Le film est très drôle, mais d'une drôlerie un peu surannée, avec des comiques de situation que le réalisateur maîtrise particulièrement. Les mêmes situations loufoques que l'on a vues dans « Un baiser s'il vous plaît » ou encore dans « Fais-moi plaisir », qu'on peut sans exagérer affilier à Capra, mais également à Keaton, toutes proportions gardées évidemment. Choisis par Mouret réalisateur pour Mouret acteur, ces moments épiques sont parfaitement exécutés.
Mais cette drôlerie est un leurre que le réalisateur nous envoie. Derrière les pitreries, il y a une vraie question, une vraie angoisse que partagent tous les personnages, au delà des principaux. Caprice a en effet un « amoureux » régulier, Jean, dont elle ne sait pas vraiment que faire ; Thomas, le meilleur ami de Clément et le directeur de l'école où il enseigne, est abandonné par sa compagne, et est lui aussi attiré par Alicia qui, elle-même,... Il semblerait que l’amour est vraiment illusoire, circonstanciel, intangible, et pour tout dire utopique. Ce qui anime les personnages c’est la poursuite de l’homme idéal, de la femme idéale, au risque de passer à côté de l’amour, le vrai…Ce qui est important, c’est le chemin, pas la destination, et à la fin du film, on voit que ce sont les absents qui gagnent la partie, le piédestal. Un constat amer et peu reluisant, tout compte fait.
Même si l’affiche du film isole le personnage d’Alicia sur une colonne Morris, le film s’appelle Caprice, et c’est véritablement Anaïs Demoustier qui est la star du film, peut-on encore parler à ce stade de « révélation ». Hasard du calendrier, Emmanuel Mouret sort ce film sur fond de marivaudage, peu de temps après Jérôme Bonell et son « à trois, on y va ! », une autre (intéressante) forme de « ménage » comme diraient les américains, ces fous.
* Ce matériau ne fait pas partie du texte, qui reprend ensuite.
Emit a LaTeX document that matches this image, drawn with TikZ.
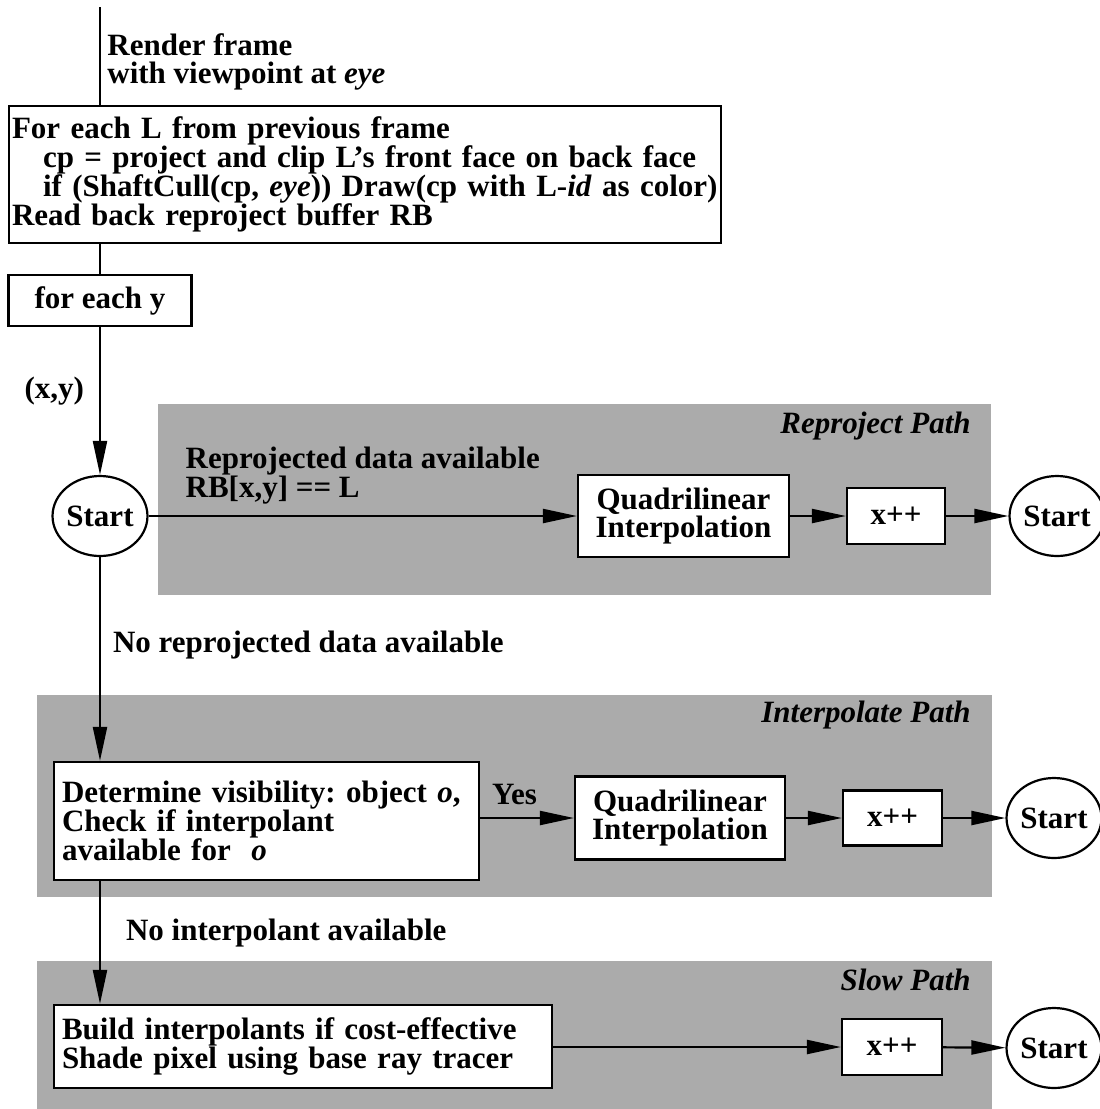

Dans les deux cas, Anaïs Demoustier met le feu aux poudres avec sa fausse candeur, sa vraie impertinence, celle qu’elle a déjà déployée dans « L’enfance du mal » d’Olivier Coussemacq, son jeu trouble qu’elle a aussi mis récemment au service de François Ozon pour sa « Nouvelle amie ». On ne sent aucun calcul dans son jeu, tout est fraîcheur et sincérité, c’en est désarmant.
Pour toutes ces bonnes raisons, il faut aller voir Caprice, un film dénué de tout cynisme, un feel good movie qui ne tombe certainement pas dans la mièvrerie, une comédie romantique qui n’est certainement pas parfumée à l’eau de rose.